NEW YORK/LONDON (Reuters) - Gold ended lower after a mixed session on Monday, as a stronger dollar and sharp decline of the stock markets prompted investors to lessen leveraged positions across all asset classes.
Spot gold was at $915.95 an ounce at 4:13 p.m. EDT, down 0.7 percent from its last quote $922.10 in New York late Friday. The precious metal fell 3 percent last week, but has held above $900 on buying by gold-backed exchange traded funds.
U.S. gold futures for June delivery settled down $7.60 at $917.70 an ounce on the COMEX division of the New York Mercantile Exchange.
Investors use gold as a hedge against financial uncertainty and inflation, while a higher U.S. currency makes gold priced in dollars more expensive for holders of other currencies.
“Tendencies on equity markets and the dollar will be the dominant factors for oil and gold this week,” said Barbara Lambrecht, analyst at Commerzbank.
The dollar extended gains against the euro as worries about the financial and U.S. auto sectors unnerved investors, prompting them to take refuge in the relative safety of the U.S. currency.
Euro sentiment suffered a blow last week after Germany’s Finance Minister Peer Steinbrueck said budget irresponsibility in Europe would damage credibility.
“It’s the strong dollar. We’ve gone back to that inverse relationship that had disappeared between the dollar and gold,” Stephen Briggs, a commodities strategist at RBS Global Banking & Markets, said.
Gold initially firmed on Monday as investors spooked by fresh turmoil in equity markets turned to the precious metal.
Wall Street tumbled as the Obama administration raised the specter of bankruptcy for Chrysler and General Motors (GM.N) and Spain had to rescue a regional savings bank. Dow average ended down more than 250 points.
Markets are looking ahead to the April 2 summit of the world’s 20 biggest economies to discuss regulation and spending to help end the worst recession since the 1930s.

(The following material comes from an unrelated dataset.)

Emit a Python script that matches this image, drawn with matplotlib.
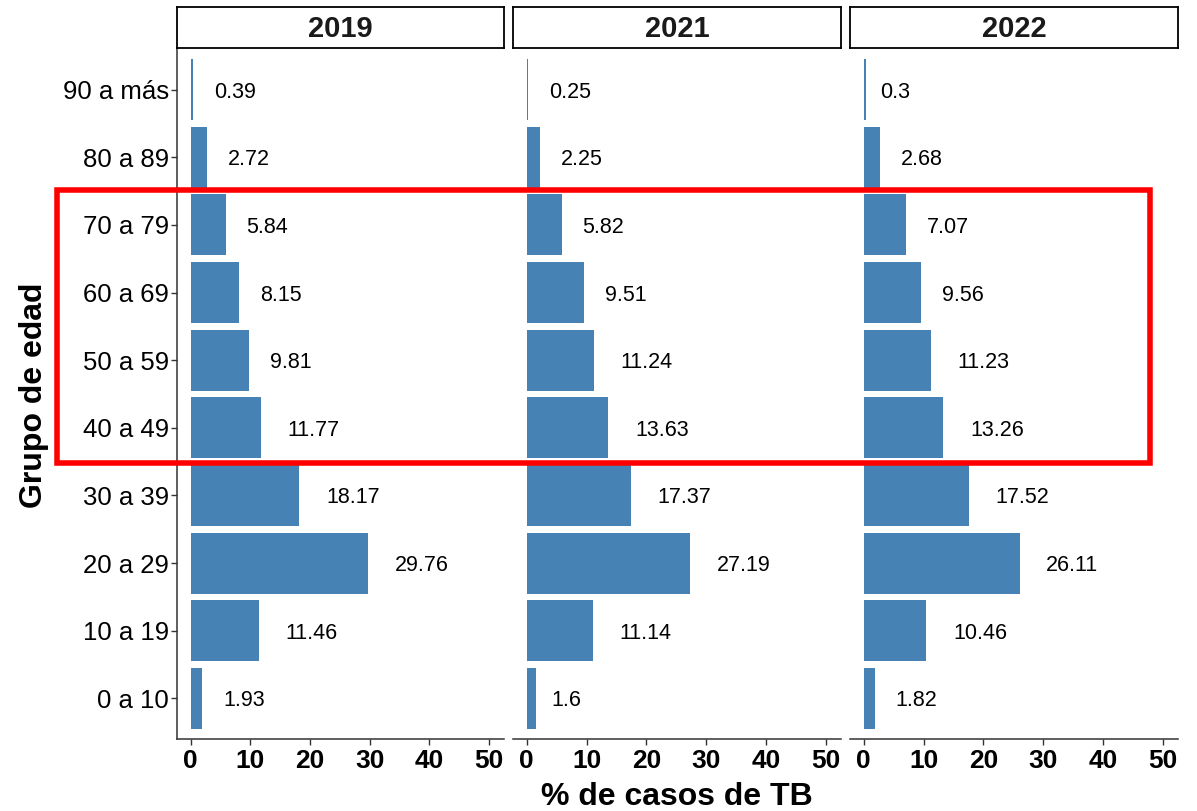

A boost for gold was news that investors are still buying the metal. The world’s largest gold-backed exchange-traded fund, the SPDR Gold Trust, said holdings rose 2.45 tonnes to a record 1,127.44 tonnes on March 29.
“With this strong investment demand..., at some point gold will come up,” Briggs added.
Gold rose to an 11-month high above $1,000 an ounce on February 20 as worries about the banking crisis escalated and slipped to $882.90 on March 20 on profit-taking as the dollar rose and equity markets calmed.
Even before Monday’s U.S. rejection of rescue plans for GM and Chrysler, concern about a major auto industry failure has been haunting markets, particularly in autocatalyst material platinum.
Although platinum rose to $1,159 last week, the highest since last September, its prices have halved since a record high of $2,290 an ounce hit in March 2008.
“We expect the more industrial-based metals to remain under pressure in the near term, with the worsening economic conditions and the slowdown in vehicle sales,” Barclays Capital said in a note.
Platinum was last at $1,111.00 an ounce, down 1.1 percent from its previous close of $1,123 on Friday, having hit a session low of $1,110.
Silver was at $13.02 an ounce, down 1.9 percent from its previous finish of $13.27, after hitting a session low of $12.90. Palladium traded at $213.50 an ounce, down 1.8 percent from its previous finish of $217.50.